## Given data
○ ○ ○ ○ ○

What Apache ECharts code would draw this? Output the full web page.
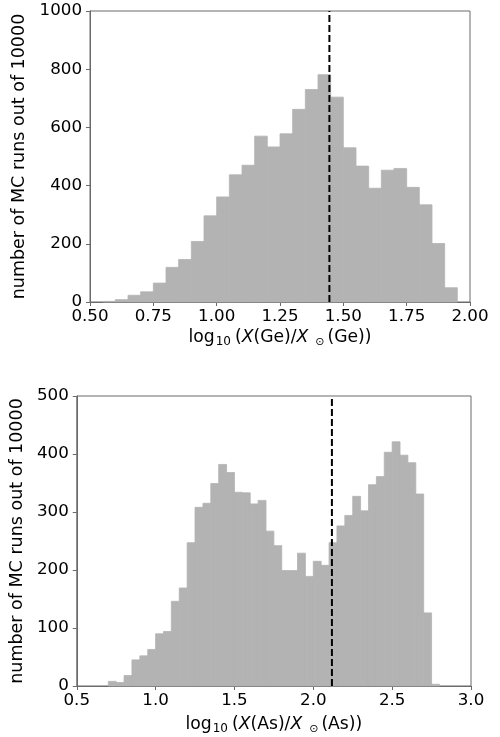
<!DOCTYPE html>
<html>
<head>
<meta charset="utf-8">
<script src="https://cdn.jsdelivr.net/npm/echarts@6/dist/echarts.min.js"></script>
<style>
html,body{margin:0;padding:0;background:#fff;}
#chart{width:500px;height:737px;}
</style>
</head>
<body>
<div id="chart"></div>
<script>
// ---- Data ----
const geBinLeft = [0.55,0.60,0.65,0.70,0.75,0.80,0.85,0.90,0.95,1.00,1.05,1.10,1.15,1.20,1.25,1.30,1.35,1.40,1.45,1.50,1.55,1.60,1.65,1.70,1.75,1.80,1.85,1.90];
const geCounts  = [2,8,23,35,65,119,146,208,296,361,437,470,570,533,578,662,730,781,704,530,467,391,453,459,394,334,201,49];
const geBinWidth = 0.05;
const geMarker = 1.445;
const geXTicks = [0.50,0.75,1.00,1.25,1.50,1.75,2.00];
const geYTicks = [0,200,400,600,800,1000];

const asBinLeft = [0.70,0.75,0.80,0.85,0.90,0.95,1.00,1.05,1.10,1.15,1.20,1.25,1.30,1.35,1.40,1.45,1.50,1.55,1.60,1.65,1.70,1.75,1.80,1.85,1.90,1.95,2.00,2.05,2.10,2.15,2.20,2.25,2.30,2.35,2.40,2.45,2.50,2.55,2.60,2.65,2.70,2.75];
const asCounts  = [8,6,18,45,52,63,90,94,146,169,247,308,315,349,382,368,334,333,314,320,267,242,199,199,229,189,215,208,247,276,294,327,302,347,361,403,421,398,385,331,126,3];
const asBinWidth = 0.05;
const asMarker = 2.118;
const asXTicks = [0.5,1.0,1.5,2.0,2.5,3.0];
const asYTicks = [0,100,200,300,400,500];

const yLabel = 'number of MC runs out of 10000';

// ---- Chart ----
const FONT = 'DejaVu Sans';
const FS = 16.7;
const SPINE = '#6a6a6a';
const BAR = '#b3b3b3';

function histData(lefts, counts, w){
  return lefts.map((l,i)=>[l, counts[i], l + w]);
}
function renderHist(params, api){
  const p0 = api.coord([api.value(0), api.value(1)]);
  const p1 = api.coord([api.value(2), 0]);
  return {
    type:'rect',
    shape:{x:p0[0], y:p0[1], width:p1[0]-p0[0], height:p1[1]-p0[1]},
    style:{fill:BAR, stroke:BAR, lineWidth:0.8}
  };
}
function xName(el){
  return '{n|log}{s|10}{n|(}{i|X}{n|(' + el + ')/}{i|X}{o|⊙}{n|(' + el + '))}';
}
const nameRich = {
  n:{fontFamily:FONT,fontSize:17.2,color:'#000'},
  i:{fontFamily:FONT,fontSize:17.2,fontStyle:'italic',color:'#000'},
  s:{fontFamily:FONT,fontSize:12,color:'#000',verticalAlign:'bottom',padding:[8,4,0,1]},
  o:{fontFamily:FONT,fontSize:11,color:'#000',verticalAlign:'bottom',padding:[8,3,0,7]}
};

function xAxis(idx, ticks, dec, el, gap){
  return {
    type:'value', gridIndex:idx,
    min:ticks[0], max:ticks[ticks.length-1], interval:ticks[1]-ticks[0],
    name:xName(el), nameLocation:'middle', nameGap:gap,
    nameTextStyle:{rich:nameRich, fontFamily:FONT, fontSize:FS, color:'#000'},
    axisLine:{show:true, onZero:false, lineStyle:{color:SPINE,width:1}},
    axisTick:{show:true, inside:false, length:4, lineStyle:{color:SPINE}},
    axisLabel:{fontFamily:FONT, fontSize:FS, color:'#000', margin:6,
      formatter:v=>v.toFixed(dec)},
    splitLine:{show:false}
  };
}
function yAxis(idx, ticks, gap){
  return {
    type:'value', gridIndex:idx,
    min:ticks[0], max:ticks[ticks.length-1], interval:ticks[1]-ticks[0],
    name:yLabel, nameLocation:'middle', nameGap:gap, nameRotate:90,
    nameTextStyle:{fontFamily:FONT, fontSize:17.5, color:'#000'},
    axisLine:{show:true, lineStyle:{color:SPINE,width:1}},
    axisTick:{show:true, inside:false, length:4, lineStyle:{color:SPINE}},
    axisLabel:{fontFamily:FONT, fontSize:FS, color:'#000', margin:8,
      formatter:v=>String(v)},
    splitLine:{show:false}
  };
}

const chart = echarts.init(document.getElementById('chart'), null, {renderer:'canvas'});
chart.setOption({
  animation:false,
  backgroundColor:'#fff',
  grid:[
    {left:90, top:11, width:380, height:291, show:true, borderColor:SPINE, borderWidth:1, backgroundColor:'transparent'},
    {left:75, top:396, width:396, height:290, show:true, borderColor:SPINE, borderWidth:1, backgroundColor:'transparent'}
  ],
  xAxis:[ xAxis(0, geXTicks, 2, 'Ge', 26), xAxis(1, asXTicks, 1, 'As', 29) ],
  yAxis:[ yAxis(0, geYTicks, 42), yAxis(1, asYTicks, 32) ],
  series:[
    {type:'custom', xAxisIndex:0, yAxisIndex:0, renderItem:renderHist,
     data:histData(geBinLeft, geCounts, geBinWidth), encode:{x:[0,2], y:1}},
    {type:'line', xAxisIndex:0, yAxisIndex:0, symbol:'none', z:5,
     data:[[geMarker, geYTicks[0]],[geMarker, geYTicks[geYTicks.length-1]]],
     lineStyle:{color:'#000', width:2, type:[7,3]}},
    {type:'custom', xAxisIndex:1, yAxisIndex:1, renderItem:renderHist,
     data:histData(asBinLeft, asCounts, asBinWidth), encode:{x:[0,2], y:1}},
    {type:'line', xAxisIndex:1, yAxisIndex:1, symbol:'none', z:5,
     data:[[asMarker, asYTicks[0]],[asMarker, asYTicks[asYTicks.length-1]]],
     lineStyle:{color:'#000', width:2, type:[7,3]}}
  ]
});
</script>
</body>
</html>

○ ○ ○ ○ ○

## Exercise prompt
Write out exactly the lines between the start of the data and the line with "const geYTicks = [0,200,400,600,800,1000];", including both, but none of the pictures.

## Finished task
What Apache ECharts code would draw this? Output the full web page.
<!DOCTYPE html>
<html>
<head>
<meta charset="utf-8">
<script src="https://cdn.jsdelivr.net/npm/echarts@6/dist/echarts.min.js"></script>
<style>
html,body{margin:0;padding:0;background:#fff;}
#chart{width:500px;height:737px;}
</style>
</head>
<body>
<div id="chart"></div>
<script>
// ---- Data ----
const geBinLeft = [0.55,0.60,0.65,0.70,0.75,0.80,0.85,0.90,0.95,1.00,1.05,1.10,1.15,1.20,1.25,1.30,1.35,1.40,1.45,1.50,1.55,1.60,1.65,1.70,1.75,1.80,1.85,1.90];
const geCounts  = [2,8,23,35,65,119,146,208,296,361,437,470,570,533,578,662,730,781,704,530,467,391,453,459,394,334,201,49];
const geBinWidth = 0.05;
const geMarker = 1.445;
const geXTicks = [0.50,0.75,1.00,1.25,1.50,1.75,2.00];
const geYTicks = [0,200,400,600,800,1000];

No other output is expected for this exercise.